Late last year, the Australian Parliament passed a series of changes relating to the operation of Unfair Contract Laws in Australia. The Treasury Laws Amendment (More Competition, Better Prices) Act 2022 ( was approved by the Governor General on 9 November 2022 and provided for an adjustment period by Australian business prior to coming into effect 12 months later. That is, 9 November 2023 so the new laws apply now.

Australia’s original Unfair Contract Terms (UCT) Laws were first introduced in 2010 to protect Australian consumers from damage arising from the inclusion of unreasonable terms in contracts. The UCT Laws were subsequently expanded to include small business in 2016.

The 2016 UCT Laws, however, were widely criticised due to the use of a limited definition of what constitutes a ‘small business’ and the application of relatively modest contract value thresholds used to exclude consideration of higher value contracts.

The narrow definition of ‘small business’ resulted in a reality where that particular iteration of the previous laws had limited application to contracts used in the Australian fuel industry, particularly in respect of B2B contracts used for the supply of fuel and/or convenience products.

These latest changes to Australia’s UCT Laws, however, are significant. The changes appear to have made the UCT Laws materially relevant to many of the B2B contracts that are used in the Australian fuel industry.

The key changes can be summarised as follows:

  1. New definition of a ‘Small Business’:
    The new UCT Laws have expanded the definition of a ‘small business’ to include businesses with up to 100 employees (up from 20 employees) AND/OR up to $10M in annual turnover (up from $300,00 for contracts less than 12 months and $1M for contracts more than 12 months).
  2. Higher Maximum Penalties:
    The maximum penalty for a breach of the UCT Laws by companies has been substantially increased and is now defined as the greater of:
    – $50 million, or
    – Three times the value of the benefit obtained, or
    – 30% of the Company’s ‘adjusted turnover; during the breach period of the offence if the court cannot determine the value of the benefit obtained.
  3. Revised definition of a “Standard Form” Contract:
    The new UCT Laws have specified that a ‘standard form contract’ will be deemed to be such regardless of whether there is an opportunity for:
    – a party to negotiate minor or unsubstantial changes, or
    – a party to select a contract term from a range of given terms, or
    – the parties to meaningfully negotiate the terms of an alternate contract but not meaningfully negotiate the terms of the contract in question.

The new laws do not provide for retrospectivity and will therefore only apply to new contracts and contract renewals struck on or after 9 November 2023.

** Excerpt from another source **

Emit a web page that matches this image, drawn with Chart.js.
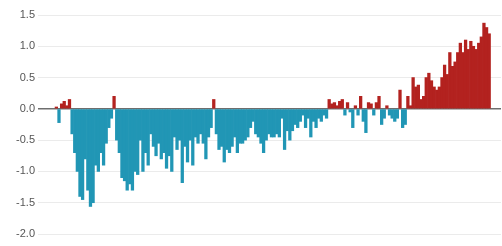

“Our understanding of the UCT Law changes that took effect on 9 November 2023, is that the changes in definitions and contract thresholds mean that these laws will be significantly more relevant in the context of B2B contracts used in the Australian Fuel Industry in the future”, said ACAPMA CEO Mark McKenzie.

“We therefore urge all ACAPMA members to familiarise themselves with the changes UCT Laws to ensure that they are not entering into contracts in the future that are likely to breach these new requirements and open the business to penalties”, concluded Mark.

“The advice now is that if you are unsure about whether the terms of the contract you are about to enter breaches these new laws then seek formal legal advice before executing the contract”, concluded Mark.